On a poursuivit le long de l’avenue Saint Claude jusqu’au New Orleans Healing Center, une sorte d’espace communautaire slash mini-mall où cohabitent une clinique alternative, des magasins de craft, un club de sport, un café et une galerie d’art qu’on a pu arpenter tranquillement en écoutant la musique fitness qui suintait du couloir. Dans la galerie : justement des photographies très « backstreet » avec des second line, des mardi gras indians, des jazz funeral et autres joyeusetés locales tellement loins des pastiches du vieux carré.
Ensuite on arpenté toujours plus de rues tranquilles bordées de cottages créoles jusqu’à Frady’s One Stop Food Store ! Un Deli tout petit avec quelques tables jetées au hasard de sa galerie jaune délavée. Chez Frady tu manges, dans une belle boîte styromousse, une plâtrée pour 7,5$. C’est quand même assez connu, en tout cas dans les guides, mais toujours aussi modeste et déglingué.

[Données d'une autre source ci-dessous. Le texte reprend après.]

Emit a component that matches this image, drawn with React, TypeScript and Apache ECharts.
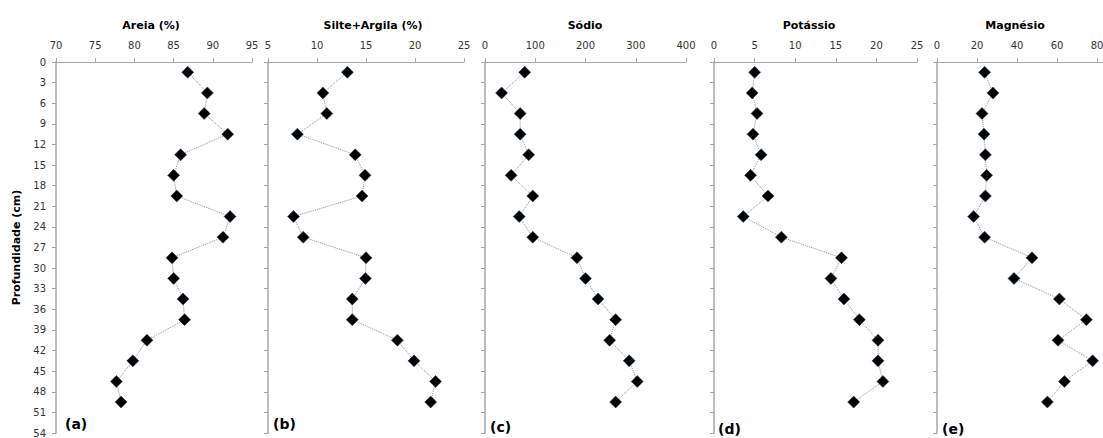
import React, { useEffect, useRef } from "react";
import * as echarts from "echarts";

const depths = [1.5, 4.5, 7.5, 10.5, 13.5, 16.5, 19.5, 22.5, 25.5, 28.5, 31.5, 34.5, 37.5, 40.5, 43.5, 46.5, 49.5];
const areia = [86.8, 89.3, 88.9, 91.9, 85.9, 85.0, 85.4, 92.2, 91.3, 84.8, 85.0, 86.2, 86.4, 81.6, 79.8, 77.7, 78.3];
const silteArgila = [13.1, 10.6, 11.0, 8.0, 13.9, 14.9, 14.6, 7.6, 8.6, 15.0, 14.95, 13.6, 13.6, 18.2, 19.9, 22.1, 21.6];
const sodio = [79, 33, 70, 70, 87, 52, 95, 68, 95, 183, 200, 225, 260, 248, 287, 303, 260];
const potassio = [5.0, 4.7, 5.3, 4.8, 5.8, 4.5, 6.65, 3.6, 8.3, 15.7, 14.4, 16.0, 17.9, 20.2, 20.2, 20.8, 17.2];
const magnesio = [23.8, 28, 22.5, 23.5, 24.2, 24.8, 24.2, 18.3, 23.8, 47.5, 38.5, 61.2, 74.7, 60.5, 77.8, 63.7, 55.2];

const titles = ["Areia (%)", "Silte+Argila (%)", "Sódio", "Potássio", "Magnésio"];
const panelLabels = ["(a)", "(b)", "(c)", "(d)", "(e)"];
const xMins = [70, 5, 0, 0, 0];
const xMaxs = [95, 25, 400, 25, 100];
const xIntervals = [5, 5, 100, 5, 20];
const yTicksMax = 54;
const yInterval = 3;
const yName = "Profundidade (cm)";

const seriesValues = [areia, silteArgila, sodio, potassio, magnesio];

export default function App() {
  const ref = useRef<HTMLDivElement>(null);
  useEffect(() => {
    document.body.style.margin = "0";
    const chart = echarts.init(ref.current!, undefined, { renderer: "svg" });
    const lefts = [56, 268, 485, 714, 937];
    const widths = [196, 196, 201, 203, 200];
    const titleX = [151, 373, 585, 809, 1015];
    const labelPos = [[65, 424], [273, 424], [490, 427], [718, 429], [942, 429]];
    const font = "DejaVu Sans";
    const axisColor = "#a6a6a6";
    const grids = lefts.map((l, i) => ({ left: l, top: 62, width: widths[i], height: 371, outerBoundsMode: "none", containLabel: false }));
    const xAxes = lefts.map((_, i) => ({
      type: "value",
      gridIndex: i,
      position: "top",
      min: xMins[i],
      max: xMaxs[i],
      interval: xIntervals[i],
      splitLine: { show: false },
      axisLine: { show: true, lineStyle: { color: axisColor, width: 1 } },
      axisTick: { show: true, inside: false, length: 4, lineStyle: { color: axisColor } },
      axisLabel: { margin: 12, color: "#333", fontFamily: font, fontSize: 10, showMaxLabel: i !== 4, showMinLabel: true },
    }));
    const yAxes = lefts.map((_, i) => ({
      type: "value",
      gridIndex: i,
      inverse: true,
      min: 0,
      max: yTicksMax,
      interval: yInterval,
      splitLine: { show: false },
      axisLine: { show: true, lineStyle: { color: axisColor, width: 1.5 } },
      axisTick: { show: true, inside: false, length: 4, lineStyle: { color: axisColor } },
      axisLabel: { show: i === 0, margin: 10, color: "#333", fontFamily: font, fontSize: 10 },
      name: i === 0 ? yName : "",
      nameLocation: "middle",
      nameRotate: 90,
      nameGap: 34,
      nameTextStyle: { fontFamily: font, fontWeight: "bold", fontSize: 11, color: "#000" },
    }));
    const series = seriesValues.map((vals, i) => ({
      type: "line",
      xAxisIndex: i,
      yAxisIndex: i,
      data: vals.map((v, k) => [v, depths[k]]),
      symbol: "diamond",
      symbolSize: 12,
      itemStyle: { color: "#000", borderColor: "#1f3a60", borderWidth: 0.5 },
      lineStyle: { color: "#8c8c8c", width: 1, type: "dotted" },
      z: 3,
    }));
    const graphic: any[] = [];
    titles.forEach((t, i) => {
      graphic.push({
        type: "text",
        x: titleX[i],
        y: 25,
        style: { text: t, fontFamily: font, fontWeight: "bold", fontSize: 11, fill: "#000", align: "center", verticalAlign: "middle" },
      });
    });
    panelLabels.forEach((t, i) => {
      graphic.push({
        type: "text",
        x: labelPos[i][0],
        y: labelPos[i][1],
        z: 10,
        style: { text: t, fontFamily: font, fontWeight: "bold", fontSize: 14, fill: "#000", align: "left", verticalAlign: "middle" },
      });
    });
    chart.setOption({
      animation: false,
      backgroundColor: "#fff",
      grid: grids,
      xAxis: xAxes,
      yAxis: yAxes,
      series,
      graphic,
    });
    return () => chart.dispose();
  }, []);
  return <div ref={ref} style={{ width: 1103, height: 438, overflow: "hidden" }} />;
}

Un couple de vieux blancs s’active derrière la banque froide et chaude en accueillant aussi gentiment les accoutumés déterminés que les touristes indécis.
Pendant qu’on choisissait notre bouffaille, une habituée plus maigre que mon doigt est rentrée en saluant tout le monde. Elle avait trouvé un travail ! Applaudissements du patron et des clients qui attendaient leur sandwich. La petite black, après avoir scruté ce qui restait derrière la vitre dégoulinante, trouva de quoi et, serrant ses points mal manucurés cria à nouveau « I got a job !». Elle paya puis sortit comme elle était venue. Deux petits blanc du deuxième mouvement hipster sont rentrés, paniqués, en demandant à tout le monde à qui était le vélo dehors, un mec venait d’emporter la selle ! Oh putain, surprise de la tenancière, haussement d’épaule de toute la file, puis la black qui rentre juste sa tête dans le bouclar pour rassurer tout le monde : c’était son vélo au gars ! Vérité ou solidarité des locaux contre un con de touriste qui laisse traîner son beau vélo ? On ne le saura jamais, mais la tête des deux émotifs quand la patronne s’est foutu de leurs gueules valait toutes les selles du monde.
Une fois sur la terrasse, j’ai mangé… côtelettes et dirty rice (un riz cajun) avec salade de patate et haricots verts. Miam miam mes 7,5$.
On a poursuivi la balade dans le quartier. C’est là qu’on a vu le plus de « X Code ». Ce sont des graffitis posés sur les maisons par les équipe de secours après Katrina. Un gros X avec des codes dans chaque branches qui permettait de savoir rapidement si la maison avait déjà été fouillée ; combien de personnes y avaient été trouvées, vivantes ou mortes ; et les dangers qui pouvaient rester à l’intérieur. Ça évitait de fouiller une baraque deux fois, et de te retrouver pris dans une mer de rats.
Chacun, peu importe sa classe, a retrouvé une de ces croix sur sa maison. Alors quand il y a inscrit le nombre de tes morts dessus, t’as pas forcément envie de voir toute l’Amérique s’en tapisser la feed Instagram. Pourtant ç’est devenu un symbole artistique, et sans en chercher on voit encore quelques une de ces cicatrices. Certaines originales peintes à la bombe ou d’autres reproduites de façon plus ou moins artistique.